Role reversals for NASA and Russian space agency Who'da thunk that the Russians would embrace private enterprise so well while the U.S. space agency plods under the weight of Soviet-like bureaucracy? Wired reports that "Space Adventures, the company that sent the first tourists to the International Space Station, announced last week that it had cut a deal with the Russian Space Agency, or RKA, to send tourists on a flight to the moon by 2010. It will be the first manned Russian mission to the moon, and the first manned lunar mission, period, since NASA's Apollo 17 in 1972."
Only this won't be much of a race. To be sure, NASA has its own plans to return to the moon, but that mission depends on fabulously expensive new hardware that's still in the conceptual stage and that NASA says won't be ready until 2018.
The Russian mission, on the other hand, will use off-the-shelf hardware that's practically ready to go now.

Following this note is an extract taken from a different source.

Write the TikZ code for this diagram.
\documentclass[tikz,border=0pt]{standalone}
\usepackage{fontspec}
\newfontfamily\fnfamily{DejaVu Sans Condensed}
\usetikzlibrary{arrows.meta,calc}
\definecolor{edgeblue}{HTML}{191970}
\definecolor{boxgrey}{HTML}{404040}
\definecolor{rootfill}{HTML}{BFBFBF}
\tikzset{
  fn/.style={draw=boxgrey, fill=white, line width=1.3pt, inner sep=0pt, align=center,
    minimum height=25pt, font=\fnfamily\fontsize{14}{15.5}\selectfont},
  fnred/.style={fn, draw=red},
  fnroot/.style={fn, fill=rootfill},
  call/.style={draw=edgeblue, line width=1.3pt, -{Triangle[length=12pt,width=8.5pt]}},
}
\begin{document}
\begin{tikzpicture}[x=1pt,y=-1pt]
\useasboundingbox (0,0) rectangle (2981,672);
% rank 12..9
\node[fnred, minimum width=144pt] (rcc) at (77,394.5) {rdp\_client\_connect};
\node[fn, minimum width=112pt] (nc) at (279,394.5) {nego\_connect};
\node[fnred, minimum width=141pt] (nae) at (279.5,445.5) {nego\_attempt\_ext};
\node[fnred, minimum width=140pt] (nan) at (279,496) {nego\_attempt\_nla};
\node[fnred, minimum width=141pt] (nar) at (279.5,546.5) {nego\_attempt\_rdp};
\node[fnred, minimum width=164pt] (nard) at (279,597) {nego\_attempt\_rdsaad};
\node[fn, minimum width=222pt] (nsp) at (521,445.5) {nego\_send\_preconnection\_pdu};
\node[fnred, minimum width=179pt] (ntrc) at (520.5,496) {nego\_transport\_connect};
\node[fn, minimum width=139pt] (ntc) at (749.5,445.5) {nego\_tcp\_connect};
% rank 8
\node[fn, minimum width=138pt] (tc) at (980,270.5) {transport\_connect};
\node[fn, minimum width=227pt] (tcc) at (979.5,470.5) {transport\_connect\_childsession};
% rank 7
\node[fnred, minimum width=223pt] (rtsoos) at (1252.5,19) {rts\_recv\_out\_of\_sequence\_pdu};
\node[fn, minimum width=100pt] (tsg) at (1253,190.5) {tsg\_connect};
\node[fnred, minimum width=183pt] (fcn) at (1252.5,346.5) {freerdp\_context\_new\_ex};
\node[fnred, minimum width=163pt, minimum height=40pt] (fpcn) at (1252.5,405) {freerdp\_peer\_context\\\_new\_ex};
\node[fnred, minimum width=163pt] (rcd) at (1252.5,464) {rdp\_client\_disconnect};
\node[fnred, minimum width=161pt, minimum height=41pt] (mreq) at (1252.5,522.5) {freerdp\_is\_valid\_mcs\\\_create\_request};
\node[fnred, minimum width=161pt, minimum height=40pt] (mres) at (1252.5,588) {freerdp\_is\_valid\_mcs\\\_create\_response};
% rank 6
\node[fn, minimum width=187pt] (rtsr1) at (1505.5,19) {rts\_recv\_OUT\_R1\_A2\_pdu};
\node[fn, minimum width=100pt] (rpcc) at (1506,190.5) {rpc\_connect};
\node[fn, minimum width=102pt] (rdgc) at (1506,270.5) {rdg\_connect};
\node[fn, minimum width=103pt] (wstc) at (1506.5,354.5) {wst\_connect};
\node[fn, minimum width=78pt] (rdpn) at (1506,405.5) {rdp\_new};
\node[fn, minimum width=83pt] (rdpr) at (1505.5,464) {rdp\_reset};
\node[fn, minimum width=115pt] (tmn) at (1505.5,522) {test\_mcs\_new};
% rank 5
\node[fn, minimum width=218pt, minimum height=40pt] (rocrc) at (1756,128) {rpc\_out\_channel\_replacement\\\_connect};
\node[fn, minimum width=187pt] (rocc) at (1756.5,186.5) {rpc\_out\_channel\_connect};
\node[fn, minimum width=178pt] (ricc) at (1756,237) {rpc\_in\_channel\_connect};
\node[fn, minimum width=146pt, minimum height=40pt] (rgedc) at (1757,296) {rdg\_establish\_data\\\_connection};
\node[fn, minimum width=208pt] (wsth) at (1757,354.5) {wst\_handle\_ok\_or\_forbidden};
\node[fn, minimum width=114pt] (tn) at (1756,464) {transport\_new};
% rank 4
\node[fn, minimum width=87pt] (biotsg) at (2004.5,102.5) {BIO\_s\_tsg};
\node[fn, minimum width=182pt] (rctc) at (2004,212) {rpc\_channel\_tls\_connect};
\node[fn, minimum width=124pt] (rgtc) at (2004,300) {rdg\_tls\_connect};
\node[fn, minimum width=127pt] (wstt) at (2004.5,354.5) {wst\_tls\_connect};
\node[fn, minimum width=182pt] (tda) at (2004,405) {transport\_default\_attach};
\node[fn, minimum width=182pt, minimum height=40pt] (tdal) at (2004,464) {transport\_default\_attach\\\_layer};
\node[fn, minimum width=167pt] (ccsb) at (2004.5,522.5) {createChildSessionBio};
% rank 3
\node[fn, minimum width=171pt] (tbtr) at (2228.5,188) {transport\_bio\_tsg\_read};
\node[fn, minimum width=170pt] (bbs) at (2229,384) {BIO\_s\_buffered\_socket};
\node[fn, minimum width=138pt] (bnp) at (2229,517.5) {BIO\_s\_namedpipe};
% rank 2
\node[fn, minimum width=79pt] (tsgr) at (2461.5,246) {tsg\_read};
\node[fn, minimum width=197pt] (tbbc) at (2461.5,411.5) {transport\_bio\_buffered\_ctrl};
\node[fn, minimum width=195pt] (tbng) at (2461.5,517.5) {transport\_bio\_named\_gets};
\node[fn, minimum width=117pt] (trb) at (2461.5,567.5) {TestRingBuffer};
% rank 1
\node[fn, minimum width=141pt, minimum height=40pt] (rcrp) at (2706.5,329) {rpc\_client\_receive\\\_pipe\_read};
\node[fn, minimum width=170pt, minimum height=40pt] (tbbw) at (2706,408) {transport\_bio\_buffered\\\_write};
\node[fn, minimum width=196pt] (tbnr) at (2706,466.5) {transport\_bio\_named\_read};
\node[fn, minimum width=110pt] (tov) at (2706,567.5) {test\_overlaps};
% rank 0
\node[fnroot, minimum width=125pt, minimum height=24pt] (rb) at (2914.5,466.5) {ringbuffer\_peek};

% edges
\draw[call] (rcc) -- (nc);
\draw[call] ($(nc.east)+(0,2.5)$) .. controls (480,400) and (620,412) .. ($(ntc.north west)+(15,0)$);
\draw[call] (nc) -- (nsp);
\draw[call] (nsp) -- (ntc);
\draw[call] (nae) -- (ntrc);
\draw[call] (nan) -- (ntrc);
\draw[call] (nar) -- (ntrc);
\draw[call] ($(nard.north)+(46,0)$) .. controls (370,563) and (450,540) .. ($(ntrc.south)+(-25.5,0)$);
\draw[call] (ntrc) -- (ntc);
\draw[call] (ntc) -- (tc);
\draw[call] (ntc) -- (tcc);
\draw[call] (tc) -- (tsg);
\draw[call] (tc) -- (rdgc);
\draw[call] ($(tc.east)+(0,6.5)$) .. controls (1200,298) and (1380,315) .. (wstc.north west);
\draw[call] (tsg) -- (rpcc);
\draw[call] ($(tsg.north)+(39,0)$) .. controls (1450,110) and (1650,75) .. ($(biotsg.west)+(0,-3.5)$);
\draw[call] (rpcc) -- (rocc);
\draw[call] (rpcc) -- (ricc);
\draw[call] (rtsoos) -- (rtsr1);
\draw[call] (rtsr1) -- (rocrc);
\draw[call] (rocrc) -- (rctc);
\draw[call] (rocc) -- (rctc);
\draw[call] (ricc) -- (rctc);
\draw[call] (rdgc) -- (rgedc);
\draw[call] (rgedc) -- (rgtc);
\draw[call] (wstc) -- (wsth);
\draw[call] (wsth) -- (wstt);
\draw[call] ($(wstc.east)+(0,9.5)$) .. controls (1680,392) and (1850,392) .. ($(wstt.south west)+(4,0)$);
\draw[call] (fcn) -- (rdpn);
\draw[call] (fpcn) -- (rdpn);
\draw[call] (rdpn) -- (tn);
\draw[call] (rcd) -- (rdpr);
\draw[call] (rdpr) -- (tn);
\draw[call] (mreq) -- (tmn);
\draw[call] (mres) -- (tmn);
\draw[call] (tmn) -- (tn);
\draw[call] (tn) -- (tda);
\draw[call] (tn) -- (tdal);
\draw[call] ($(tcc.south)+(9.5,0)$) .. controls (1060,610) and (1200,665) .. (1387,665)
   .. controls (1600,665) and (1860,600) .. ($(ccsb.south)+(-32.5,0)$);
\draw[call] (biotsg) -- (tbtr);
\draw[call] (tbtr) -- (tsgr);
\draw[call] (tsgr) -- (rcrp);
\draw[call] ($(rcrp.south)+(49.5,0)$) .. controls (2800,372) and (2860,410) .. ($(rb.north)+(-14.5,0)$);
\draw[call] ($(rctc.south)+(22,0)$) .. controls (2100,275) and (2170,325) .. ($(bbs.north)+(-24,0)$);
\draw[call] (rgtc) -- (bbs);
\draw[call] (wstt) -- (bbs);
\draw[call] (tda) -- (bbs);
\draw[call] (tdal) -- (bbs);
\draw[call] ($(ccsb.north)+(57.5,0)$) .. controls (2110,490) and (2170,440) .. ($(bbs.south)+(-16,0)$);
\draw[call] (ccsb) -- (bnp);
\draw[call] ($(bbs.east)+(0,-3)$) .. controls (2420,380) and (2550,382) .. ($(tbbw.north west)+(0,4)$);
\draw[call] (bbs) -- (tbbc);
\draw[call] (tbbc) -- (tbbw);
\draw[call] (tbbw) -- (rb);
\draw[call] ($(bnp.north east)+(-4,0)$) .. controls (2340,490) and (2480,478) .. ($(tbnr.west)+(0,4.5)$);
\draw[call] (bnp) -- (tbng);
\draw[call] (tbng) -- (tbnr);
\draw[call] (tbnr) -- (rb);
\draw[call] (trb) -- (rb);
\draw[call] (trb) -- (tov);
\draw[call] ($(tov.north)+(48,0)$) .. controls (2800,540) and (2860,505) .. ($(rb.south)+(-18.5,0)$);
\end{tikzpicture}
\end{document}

All it has to do is wait for Space Adventures to find a couple of tourists willing and able to fork over the $100 million each to pay for it. That may sound like a lot of money, but it's still less than half of what NASA spends on each space shuttle mission.

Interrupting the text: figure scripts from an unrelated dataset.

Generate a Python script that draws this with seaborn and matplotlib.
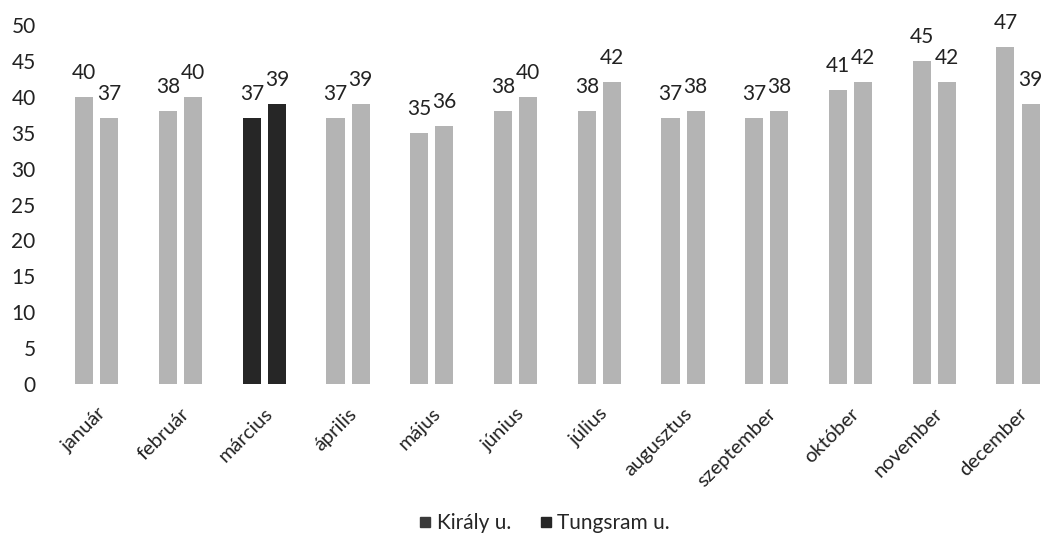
import pandas as pd
import seaborn as sns
import matplotlib.pyplot as plt
from matplotlib.lines import Line2D

months = ['január', 'február', 'március', 'április', 'május', 'június',
          'július', 'augusztus', 'szeptember', 'október', 'november', 'december']
kiraly = [40, 38, 37, 37, 35, 38, 38, 37, 37, 41, 45, 47]
tungsram = [37, 40, 39, 39, 36, 40, 42, 38, 38, 42, 42, 39]
series = ['Király u.', 'Tungsram u.']
highlight = 'március'

df = pd.DataFrame({
    'honap': months * 2,
    'ertek': kiraly + tungsram,
    'hely': [series[0]] * len(months) + [series[1]] * len(months),
})

sns.set_style('white')
plt.rcParams['font.family'] = ['Lato', 'DejaVu Sans']

fig = plt.figure(figsize=(10.44, 5.46), dpi=100)
ax = fig.add_axes([0.0527, 0.2967, 0.9625, 0.6575])

gray = '#b4b4b4'
dark = '#262626'
sns.barplot(data=df, x='honap', y='ertek', hue='hely', order=months,
            hue_order=series, palette=[gray, gray], width=0.6, gap=0.28,
            legend=False, ax=ax, linewidth=0)

# márciusi oszlopok feketével
hi = months.index(highlight)
for p in ax.patches:
    if round(p.get_x() + p.get_width() / 2) == hi:
        p.set_facecolor(dark)

# értékcímkék
for p in ax.patches:
    h = p.get_height()
    ax.annotate(f'{h:.0f}', (p.get_x() + p.get_width() / 2, h),
                xytext=(0, 24), textcoords='offset pixels',
                ha='center', va='center', fontsize=15, color='#222222',
                annotation_clip=False)

ax.set_ylim(0, 50)
ax.set_xlim(-0.5, len(months) - 0.5)
ax.set_yticks(range(0, 51, 5))
ax.set_xlabel('')
ax.set_ylabel('')
sns.despine(ax=ax, left=True, bottom=True)
ax.tick_params(axis='y', length=0, pad=14, labelsize=15, labelcolor='#222222')
ax.tick_params(axis='x', length=0, pad=15, labelsize=14.5, labelcolor='#222222')
plt.setp(ax.get_xticklabels(), rotation=45, ha='right', rotation_mode='anchor')

handles = [Line2D([], [], marker='s', linestyle='', markersize=7, color='#3a3a3a'),
           Line2D([], [], marker='s', linestyle='', markersize=7, color=dark)]
fig.legend(handles, series, loc='center', bbox_to_anchor=(0.522, 0.042),
           ncol=2, frameon=False, fontsize=15, handlelength=0.5,
           handletextpad=0.3, columnspacing=1.4)

fig.savefig('out.png', dpi=100)
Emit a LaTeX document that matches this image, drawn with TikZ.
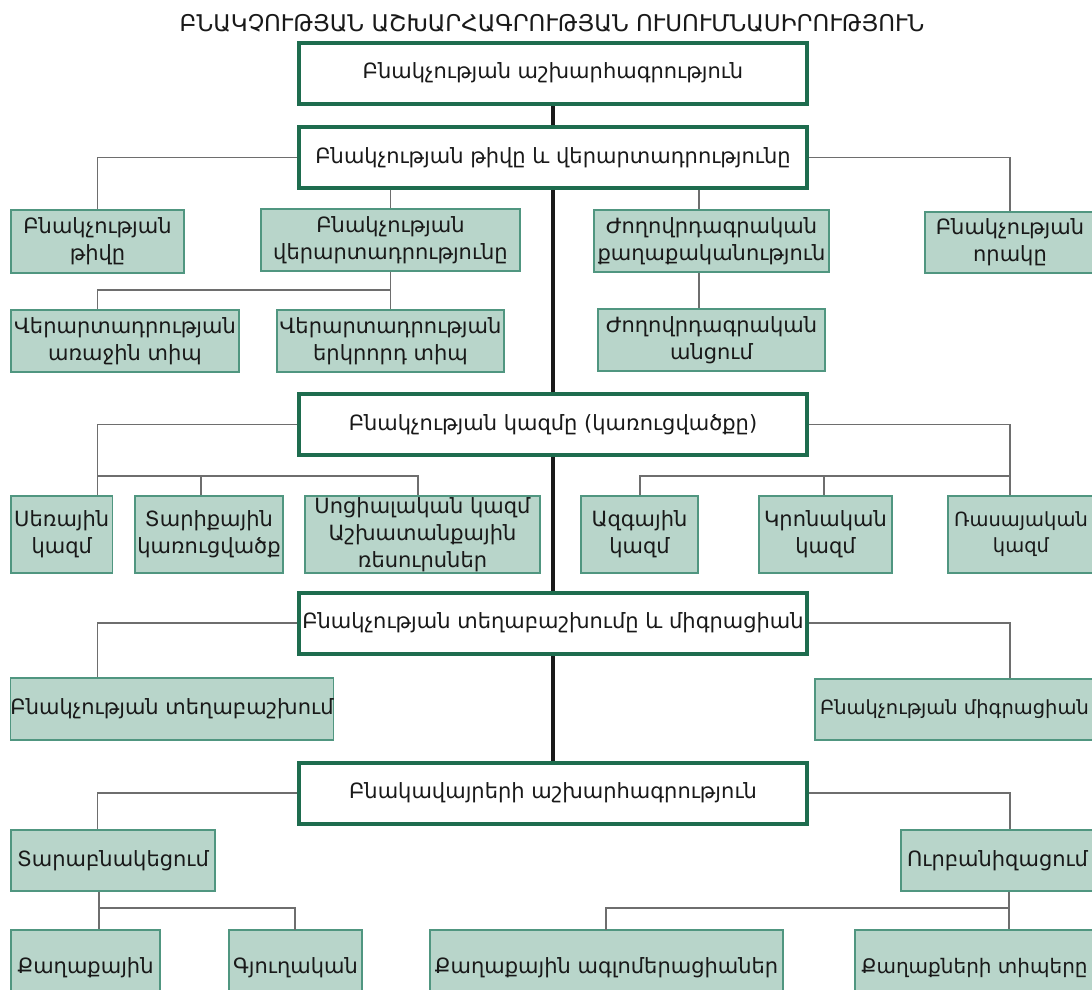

To be fair, the Russian mission will simply loop around the moon and come back without landing. But if the first missions are successful, landings will be next, and will require only one new piece of hardware, a lander.

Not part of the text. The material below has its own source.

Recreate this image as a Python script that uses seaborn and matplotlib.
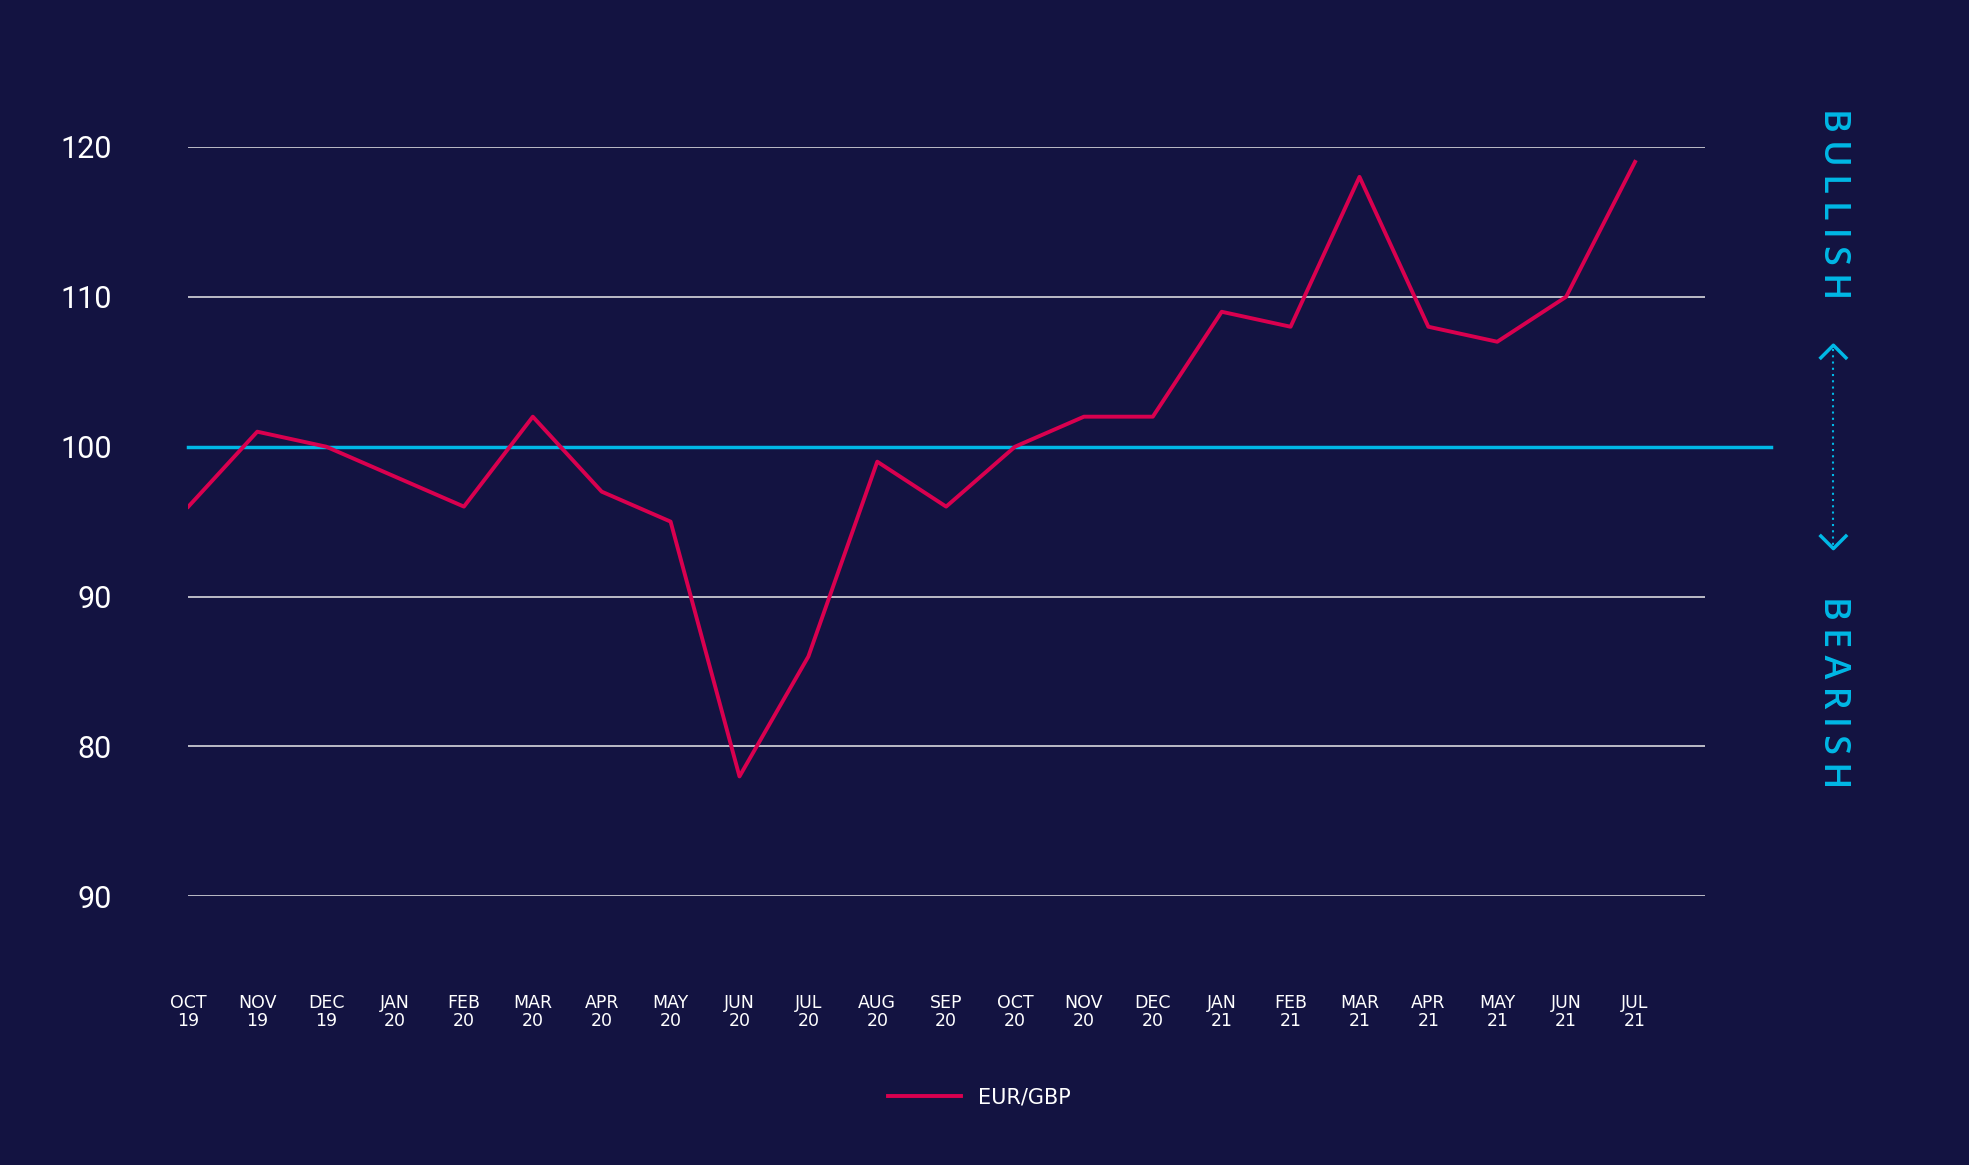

By many measures, the Russian Space Agency is miles ahead of NASA, a situation that's become increasingly clear over the last two and a half years as NASA has had to bum rides on Russia's Soyuz space capsules while its aging, accident-prone space shuttles languish in the shop. With the upcoming lunar mission, it will become abundantly clear just how many miles RKA is ahead: about a quarter of a million, the distance from the Earth to the moon.